-- START --
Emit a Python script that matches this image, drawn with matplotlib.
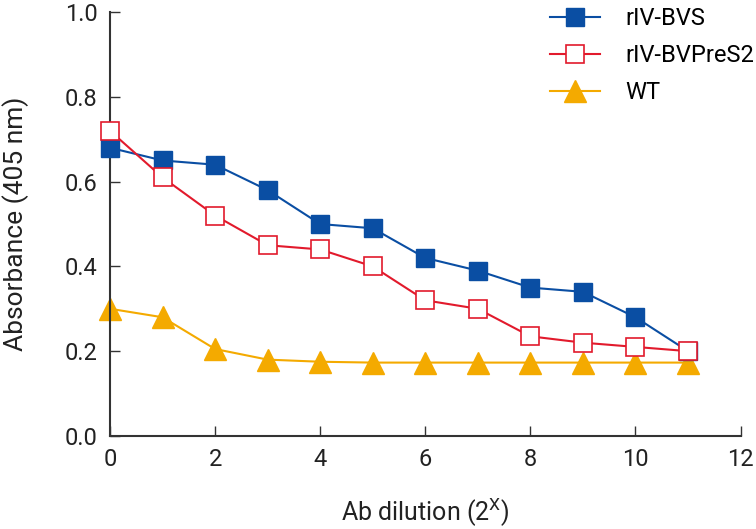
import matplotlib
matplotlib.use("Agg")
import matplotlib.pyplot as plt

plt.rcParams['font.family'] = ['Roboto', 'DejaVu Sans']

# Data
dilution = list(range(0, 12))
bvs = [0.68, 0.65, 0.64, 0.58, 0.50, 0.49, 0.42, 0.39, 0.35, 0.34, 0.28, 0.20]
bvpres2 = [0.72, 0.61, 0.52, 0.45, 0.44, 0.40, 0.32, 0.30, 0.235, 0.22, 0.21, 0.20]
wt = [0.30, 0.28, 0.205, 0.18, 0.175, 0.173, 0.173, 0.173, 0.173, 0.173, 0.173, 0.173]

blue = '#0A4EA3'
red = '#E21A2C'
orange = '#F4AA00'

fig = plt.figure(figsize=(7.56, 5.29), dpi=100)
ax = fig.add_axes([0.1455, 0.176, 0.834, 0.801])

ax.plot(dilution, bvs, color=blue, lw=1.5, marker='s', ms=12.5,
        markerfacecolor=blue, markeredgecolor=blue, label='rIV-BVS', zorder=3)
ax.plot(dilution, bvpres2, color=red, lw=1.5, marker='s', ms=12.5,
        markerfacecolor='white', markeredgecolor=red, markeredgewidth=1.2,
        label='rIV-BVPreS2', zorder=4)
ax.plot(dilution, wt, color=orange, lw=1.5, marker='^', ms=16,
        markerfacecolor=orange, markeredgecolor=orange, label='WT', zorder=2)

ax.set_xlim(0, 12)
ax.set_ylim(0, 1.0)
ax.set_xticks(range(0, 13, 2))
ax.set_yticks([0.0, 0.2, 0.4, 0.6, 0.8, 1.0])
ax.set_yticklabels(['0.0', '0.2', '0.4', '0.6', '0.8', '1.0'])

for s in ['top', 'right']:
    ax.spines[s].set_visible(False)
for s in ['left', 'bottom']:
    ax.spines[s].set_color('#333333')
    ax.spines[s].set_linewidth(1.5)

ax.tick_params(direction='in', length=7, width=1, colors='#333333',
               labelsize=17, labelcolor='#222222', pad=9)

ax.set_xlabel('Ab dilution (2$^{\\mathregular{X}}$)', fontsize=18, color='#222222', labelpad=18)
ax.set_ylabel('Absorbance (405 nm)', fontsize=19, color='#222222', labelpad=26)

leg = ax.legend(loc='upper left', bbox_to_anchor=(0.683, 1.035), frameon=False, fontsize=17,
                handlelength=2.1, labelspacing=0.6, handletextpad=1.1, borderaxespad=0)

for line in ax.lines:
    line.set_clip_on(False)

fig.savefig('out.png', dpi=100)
-- END --
-- START --
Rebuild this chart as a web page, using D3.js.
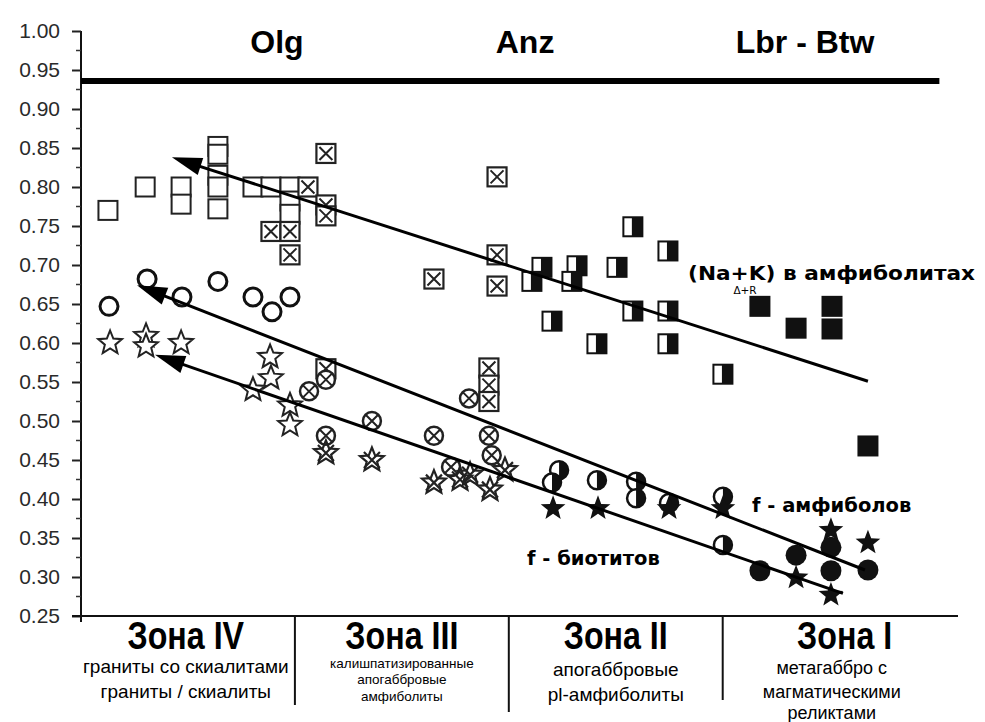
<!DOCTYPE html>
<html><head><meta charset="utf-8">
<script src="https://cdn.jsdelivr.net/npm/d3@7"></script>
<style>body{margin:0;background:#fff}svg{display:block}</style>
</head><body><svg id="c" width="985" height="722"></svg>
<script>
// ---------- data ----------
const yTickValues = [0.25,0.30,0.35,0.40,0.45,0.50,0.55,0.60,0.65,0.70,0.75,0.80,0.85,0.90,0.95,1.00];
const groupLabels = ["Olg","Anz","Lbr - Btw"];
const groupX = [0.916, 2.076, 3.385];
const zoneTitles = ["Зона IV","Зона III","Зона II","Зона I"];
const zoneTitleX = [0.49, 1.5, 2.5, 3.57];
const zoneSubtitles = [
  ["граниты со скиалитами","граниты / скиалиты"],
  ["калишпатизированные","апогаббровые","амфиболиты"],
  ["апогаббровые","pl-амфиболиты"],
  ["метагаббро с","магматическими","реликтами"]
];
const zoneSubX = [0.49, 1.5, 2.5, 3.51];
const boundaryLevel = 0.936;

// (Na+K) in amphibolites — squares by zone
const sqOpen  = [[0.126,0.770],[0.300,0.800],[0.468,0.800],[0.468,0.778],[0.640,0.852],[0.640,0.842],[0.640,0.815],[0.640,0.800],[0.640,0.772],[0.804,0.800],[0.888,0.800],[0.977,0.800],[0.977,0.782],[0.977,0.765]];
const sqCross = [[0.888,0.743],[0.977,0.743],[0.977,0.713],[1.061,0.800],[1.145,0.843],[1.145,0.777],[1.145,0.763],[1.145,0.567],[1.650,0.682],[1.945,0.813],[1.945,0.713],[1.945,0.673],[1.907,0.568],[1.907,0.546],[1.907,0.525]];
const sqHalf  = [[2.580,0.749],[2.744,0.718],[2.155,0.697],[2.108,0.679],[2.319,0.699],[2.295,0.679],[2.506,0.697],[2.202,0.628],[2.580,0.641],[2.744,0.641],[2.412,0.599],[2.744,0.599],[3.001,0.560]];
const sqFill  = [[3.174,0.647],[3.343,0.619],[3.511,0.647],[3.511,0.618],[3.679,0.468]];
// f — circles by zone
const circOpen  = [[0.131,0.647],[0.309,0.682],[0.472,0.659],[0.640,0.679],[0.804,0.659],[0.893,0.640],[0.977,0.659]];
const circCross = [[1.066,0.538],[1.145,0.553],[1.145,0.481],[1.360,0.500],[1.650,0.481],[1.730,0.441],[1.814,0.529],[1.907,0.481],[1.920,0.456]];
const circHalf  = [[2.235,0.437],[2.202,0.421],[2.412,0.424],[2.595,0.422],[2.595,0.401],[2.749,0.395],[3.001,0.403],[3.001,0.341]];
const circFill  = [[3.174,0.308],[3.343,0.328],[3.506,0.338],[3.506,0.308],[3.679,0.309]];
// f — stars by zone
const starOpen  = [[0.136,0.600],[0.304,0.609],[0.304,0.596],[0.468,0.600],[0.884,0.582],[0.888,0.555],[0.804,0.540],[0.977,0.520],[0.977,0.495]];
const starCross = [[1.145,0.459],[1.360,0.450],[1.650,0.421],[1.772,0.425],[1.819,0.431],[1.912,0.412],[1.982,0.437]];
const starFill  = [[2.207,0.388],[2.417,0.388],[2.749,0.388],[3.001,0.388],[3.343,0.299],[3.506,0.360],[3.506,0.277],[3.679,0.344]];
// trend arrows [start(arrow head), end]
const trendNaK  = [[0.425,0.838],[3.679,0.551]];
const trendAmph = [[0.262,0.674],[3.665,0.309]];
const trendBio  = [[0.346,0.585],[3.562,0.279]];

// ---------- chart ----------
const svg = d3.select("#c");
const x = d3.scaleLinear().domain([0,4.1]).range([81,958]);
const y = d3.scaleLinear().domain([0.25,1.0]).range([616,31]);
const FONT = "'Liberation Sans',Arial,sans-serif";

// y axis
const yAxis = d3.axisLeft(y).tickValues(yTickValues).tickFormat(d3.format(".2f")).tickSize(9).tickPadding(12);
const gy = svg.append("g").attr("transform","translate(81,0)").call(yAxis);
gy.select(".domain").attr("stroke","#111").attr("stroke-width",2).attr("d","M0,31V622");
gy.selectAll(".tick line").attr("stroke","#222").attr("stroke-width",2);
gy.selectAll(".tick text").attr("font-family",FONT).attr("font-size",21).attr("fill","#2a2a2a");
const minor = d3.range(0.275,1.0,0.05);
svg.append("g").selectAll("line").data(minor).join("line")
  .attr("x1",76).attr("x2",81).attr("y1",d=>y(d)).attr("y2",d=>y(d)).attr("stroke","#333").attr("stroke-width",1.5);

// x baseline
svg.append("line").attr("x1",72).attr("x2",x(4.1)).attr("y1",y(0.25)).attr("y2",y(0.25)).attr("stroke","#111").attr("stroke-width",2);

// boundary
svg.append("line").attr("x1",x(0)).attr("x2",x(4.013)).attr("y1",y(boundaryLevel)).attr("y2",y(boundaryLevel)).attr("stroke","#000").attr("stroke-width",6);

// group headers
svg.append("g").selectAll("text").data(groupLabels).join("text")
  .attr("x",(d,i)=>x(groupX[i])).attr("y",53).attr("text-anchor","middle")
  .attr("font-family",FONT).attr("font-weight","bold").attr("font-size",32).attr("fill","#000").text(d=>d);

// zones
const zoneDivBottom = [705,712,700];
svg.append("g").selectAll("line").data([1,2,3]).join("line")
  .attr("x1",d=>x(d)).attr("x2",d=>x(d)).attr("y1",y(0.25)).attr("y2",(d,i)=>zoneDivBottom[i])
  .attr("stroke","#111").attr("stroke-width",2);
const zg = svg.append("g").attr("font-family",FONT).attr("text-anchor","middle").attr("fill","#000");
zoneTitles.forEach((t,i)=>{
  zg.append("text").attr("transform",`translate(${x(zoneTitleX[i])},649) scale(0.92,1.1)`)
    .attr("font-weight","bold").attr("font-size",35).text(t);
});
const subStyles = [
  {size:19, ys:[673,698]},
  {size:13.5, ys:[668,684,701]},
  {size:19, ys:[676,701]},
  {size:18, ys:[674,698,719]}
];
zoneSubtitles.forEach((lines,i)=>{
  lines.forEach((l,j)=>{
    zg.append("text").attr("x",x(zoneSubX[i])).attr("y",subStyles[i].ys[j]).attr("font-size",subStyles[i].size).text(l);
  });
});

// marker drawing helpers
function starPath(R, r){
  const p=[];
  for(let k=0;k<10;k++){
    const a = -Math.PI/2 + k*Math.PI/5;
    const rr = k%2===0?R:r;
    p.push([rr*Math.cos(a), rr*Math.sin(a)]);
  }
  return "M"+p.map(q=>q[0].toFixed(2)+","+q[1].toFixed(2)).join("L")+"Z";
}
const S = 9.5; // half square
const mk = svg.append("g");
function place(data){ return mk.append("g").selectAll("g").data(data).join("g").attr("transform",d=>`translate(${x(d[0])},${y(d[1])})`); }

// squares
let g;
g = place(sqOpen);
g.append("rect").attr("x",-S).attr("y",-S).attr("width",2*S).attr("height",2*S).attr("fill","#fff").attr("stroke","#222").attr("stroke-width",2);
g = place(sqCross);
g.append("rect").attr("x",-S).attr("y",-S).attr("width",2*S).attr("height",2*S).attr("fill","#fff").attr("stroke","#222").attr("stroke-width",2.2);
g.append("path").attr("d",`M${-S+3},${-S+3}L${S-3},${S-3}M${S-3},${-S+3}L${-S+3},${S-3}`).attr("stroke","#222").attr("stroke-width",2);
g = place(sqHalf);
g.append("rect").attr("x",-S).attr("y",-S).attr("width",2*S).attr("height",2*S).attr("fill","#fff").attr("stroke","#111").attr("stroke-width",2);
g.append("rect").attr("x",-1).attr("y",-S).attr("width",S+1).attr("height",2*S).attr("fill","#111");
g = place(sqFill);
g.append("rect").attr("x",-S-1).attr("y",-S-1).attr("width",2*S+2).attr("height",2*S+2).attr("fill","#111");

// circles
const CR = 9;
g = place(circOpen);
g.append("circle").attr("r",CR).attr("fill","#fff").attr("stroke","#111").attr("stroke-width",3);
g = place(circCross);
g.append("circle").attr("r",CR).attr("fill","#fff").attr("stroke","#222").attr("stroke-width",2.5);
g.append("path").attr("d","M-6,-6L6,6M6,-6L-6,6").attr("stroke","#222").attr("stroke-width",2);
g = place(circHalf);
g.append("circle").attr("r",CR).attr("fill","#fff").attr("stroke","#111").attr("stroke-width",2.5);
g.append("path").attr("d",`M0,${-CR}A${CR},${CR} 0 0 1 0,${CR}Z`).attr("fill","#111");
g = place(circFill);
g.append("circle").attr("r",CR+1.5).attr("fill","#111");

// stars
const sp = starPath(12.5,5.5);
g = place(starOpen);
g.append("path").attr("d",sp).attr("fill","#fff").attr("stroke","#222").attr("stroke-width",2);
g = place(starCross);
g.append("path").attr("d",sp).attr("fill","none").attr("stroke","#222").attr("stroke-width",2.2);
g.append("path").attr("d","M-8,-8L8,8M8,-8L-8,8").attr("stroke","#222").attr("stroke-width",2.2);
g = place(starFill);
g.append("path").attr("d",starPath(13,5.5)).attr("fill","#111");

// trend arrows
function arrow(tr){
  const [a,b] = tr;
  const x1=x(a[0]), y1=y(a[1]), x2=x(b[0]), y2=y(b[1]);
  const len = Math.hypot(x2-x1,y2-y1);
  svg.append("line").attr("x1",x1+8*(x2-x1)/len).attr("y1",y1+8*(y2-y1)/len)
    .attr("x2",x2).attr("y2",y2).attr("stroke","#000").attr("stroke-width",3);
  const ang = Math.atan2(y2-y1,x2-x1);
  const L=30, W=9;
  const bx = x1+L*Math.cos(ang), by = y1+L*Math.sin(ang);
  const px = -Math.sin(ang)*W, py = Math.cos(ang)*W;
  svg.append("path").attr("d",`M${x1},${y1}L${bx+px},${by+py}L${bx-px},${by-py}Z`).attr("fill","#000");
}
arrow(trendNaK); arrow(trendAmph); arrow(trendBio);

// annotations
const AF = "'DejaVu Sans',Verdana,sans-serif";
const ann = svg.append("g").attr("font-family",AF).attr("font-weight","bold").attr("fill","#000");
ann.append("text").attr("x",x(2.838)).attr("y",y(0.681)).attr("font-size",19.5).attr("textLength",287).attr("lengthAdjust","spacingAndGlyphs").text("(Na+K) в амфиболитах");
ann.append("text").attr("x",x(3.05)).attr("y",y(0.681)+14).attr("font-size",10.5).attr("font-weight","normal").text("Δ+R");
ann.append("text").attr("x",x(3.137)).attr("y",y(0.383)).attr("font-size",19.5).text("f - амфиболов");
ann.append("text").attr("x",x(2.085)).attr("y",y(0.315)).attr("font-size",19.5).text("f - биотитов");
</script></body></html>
-- END --
- [Problem requirements]
Nothing but the lines above, starting at the line that contains "Emit a Python" and ending at the line that contains "ax = fig.add_axes([0.1455, 0.176, 0.834, 0.801])", should be given again, exactly and without the pictures.

- [Written reply]
Emit a Python script that matches this image, drawn with matplotlib.
import matplotlib
matplotlib.use("Agg")
import matplotlib.pyplot as plt

plt.rcParams['font.family'] = ['Roboto', 'DejaVu Sans']

# Data
dilution = list(range(0, 12))
bvs = [0.68, 0.65, 0.64, 0.58, 0.50, 0.49, 0.42, 0.39, 0.35, 0.34, 0.28, 0.20]
bvpres2 = [0.72, 0.61, 0.52, 0.45, 0.44, 0.40, 0.32, 0.30, 0.235, 0.22, 0.21, 0.20]
wt = [0.30, 0.28, 0.205, 0.18, 0.175, 0.173, 0.173, 0.173, 0.173, 0.173, 0.173, 0.173]

blue = '#0A4EA3'
red = '#E21A2C'
orange = '#F4AA00'

fig = plt.figure(figsize=(7.56, 5.29), dpi=100)
ax = fig.add_axes([0.1455, 0.176, 0.834, 0.801])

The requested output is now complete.